Metronet expansion accelerated the churn. As new stations opened along the Yanchep and Thornlie-Cockburn lines between 2022 and 2024, suburbs like Eglinton, Alkimos and Kenwick saw listing volumes spike by as much as 40 percent in a single quarter, according to figures published by REIWA in its 2024 annual market report. Agencies servicing those corridors were photographing multiple new properties a week while simultaneously re-listing existing stock. Cutting corners on image management was, for some operators, a matter of workflow survival.
Federal immigration settings compounded the pressure. Net overseas migration into WA reached approximately 47,000 people in the 2024-25 financial year, with a significant share settling in the northern growth corridor between Joondalup and Yanchep. Buyers unfamiliar with local streets and unable to do physical drive-bys before committing to expressions of interest relied almost entirely on portal photography. That reliance made the consequences of duplicate or recycled images more than cosmetic — it became a consumer protection issue.
Regulators Catch Up, Slowly
Consumer Protection WA, operating under the Department of Energy, Mines, Industry Regulation and Safety, received 214 formal complaints related to misleading property marketing materials in the 2025 calendar year, up from 89 in 2022. The agency did not publicly attribute all of those to image duplication specifically, but internal correspondence obtained under freedom of information requests confirmed duplicate photography was cited in a substantial proportion of cases reviewed by its property industry compliance team based on Hay Street in the CBD.

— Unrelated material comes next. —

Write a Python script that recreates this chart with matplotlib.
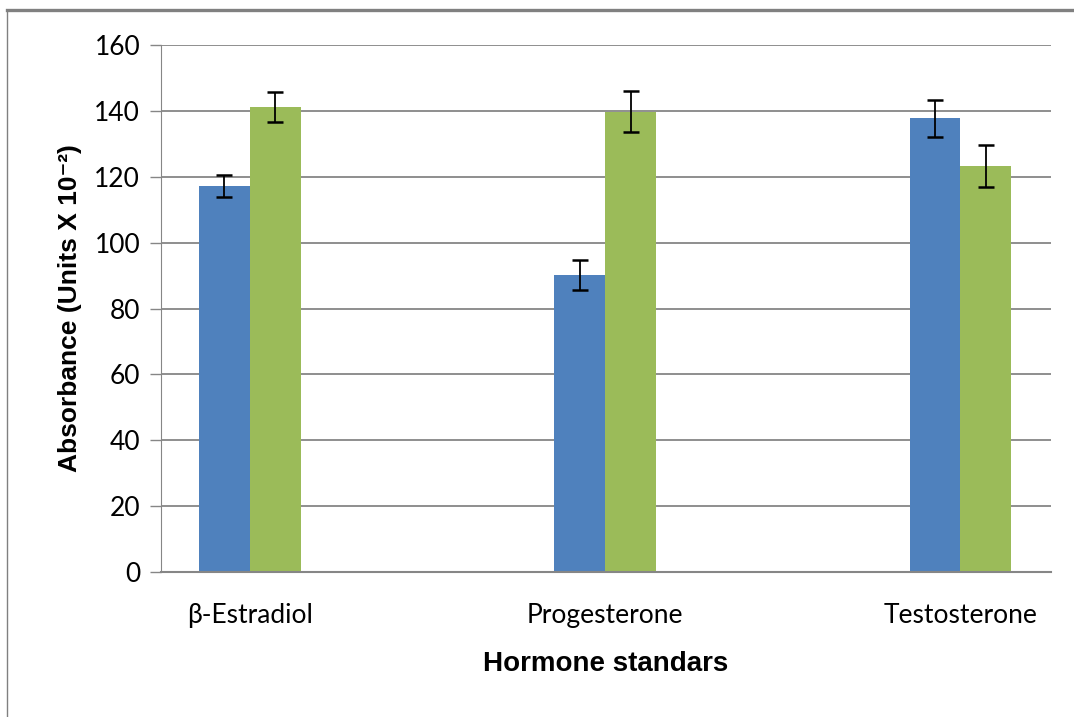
import numpy as np
import matplotlib
matplotlib.use("Agg")
import matplotlib.pyplot as plt
from matplotlib.lines import Line2D

categories = ["β-Estradiol", "Progesterone", "Testosterone"]
series_a = [117.2, 90.2, 137.8]
err_a = [3.4, 4.6, 5.6]
series_b = [141.2, 139.8, 123.3]
err_b = [4.6, 6.3, 6.3]
yticks = [0, 20, 40, 60, 80, 100, 120, 140, 160]

fig = plt.figure(figsize=(10.74, 7.17), dpi=100)
ax = fig.add_axes([0.1499, 0.2022, 0.8287, 0.735])

x = np.arange(len(categories))
w = 0.143
ax.bar(x - w / 2, series_a, w, color="#4F81BD", zorder=2)
ax.bar(x + w / 2, series_b, w, color="#9BBB59", zorder=2)
ax.errorbar(x - w / 2, series_a, yerr=err_a, fmt="none", ecolor="black",
            elinewidth=1.3, capsize=5.5, capthick=1.8, zorder=3)
ax.errorbar(x + w / 2, series_b, yerr=err_b, fmt="none", ecolor="black",
            elinewidth=1.3, capsize=5.5, capthick=1.8, zorder=3)

ax.set_xlim(-0.25, 2.255)
ax.set_ylim(0, 160)
ax.set_yticks(yticks)
ax.set_xticks(x)
ax.set_xticklabels(categories, family="Lato", fontsize=19)
ax.set_yticklabels([str(v) for v in yticks], family="Lato", fontsize=19)
ax.yaxis.grid(True, color="#868686", linewidth=1.3, zorder=0)
ax.set_axisbelow(True)
ax.tick_params(axis="y", length=8, color="#868686", width=1, pad=7)
ax.tick_params(axis="x", length=0, pad=22)
for s in ["top", "right"]:
    ax.spines[s].set_visible(False)
ax.spines["left"].set_color("#868686")
ax.spines["bottom"].set_color("#868686")
ax.spines["bottom"].set_linewidth(1.5)

ax.set_xlabel("Hormone standars", family=["Liberation Sans", "DejaVu Sans"],
              fontweight="bold", fontsize=20, labelpad=17)
ax.set_ylabel("Absorbance (Units X 10⁻²)", family=["Liberation Sans", "DejaVu Sans"],
              fontweight="bold", fontsize=19, labelpad=9)

# outer border lines (top and left)
fig.add_artist(Line2D([7 / 1074, 1], [1 - 9.5 / 717, 1 - 9.5 / 717],
                      transform=fig.transFigure, color="#808080", linewidth=2.4))
fig.add_artist(Line2D([7 / 1074, 7 / 1074], [0, 1 - 9.5 / 717],
                      transform=fig.transFigure, color="#808080", linewidth=1))

fig.savefig("out.png", dpi=100)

REIWA introduced voluntary image-verification guidelines in February 2025, recommending agencies use metadata-stamped photography with geocoordinates attached, and that listing platforms cross-reference image hashes before approving new campaigns. Adoption has been uneven. The two dominant portals operating in the WA market — realestate.com.au and Domain — both updated their terms of service in late 2025 to prohibit knowingly recycled images, but neither has deployed automated detection at scale.
A working group convened by the WA Department of Commerce in March 2026 is examining whether mandatory image-authentication requirements should be written into the Real Estate and Business Agents Act 1978. The group includes representatives from REIWA, the Australian Institute of Professional Photography and the WA Small Business Development Corporation. Its interim report is due to the Minister for Commerce by September 30.
For buyers navigating the market now, REIWA's guidance is practical: request a complete image metadata report from the listing agent before signing any sale or lease document, cross-check street numbers on photos against Google Street View for the address advertised, and, where possible, schedule a physical inspection before an offer is submitted. Those steps won't fix a structural problem — but until the September report lands and legislators respond, they remain the most reliable protection available to anyone buying in Perth's still-heated suburbs.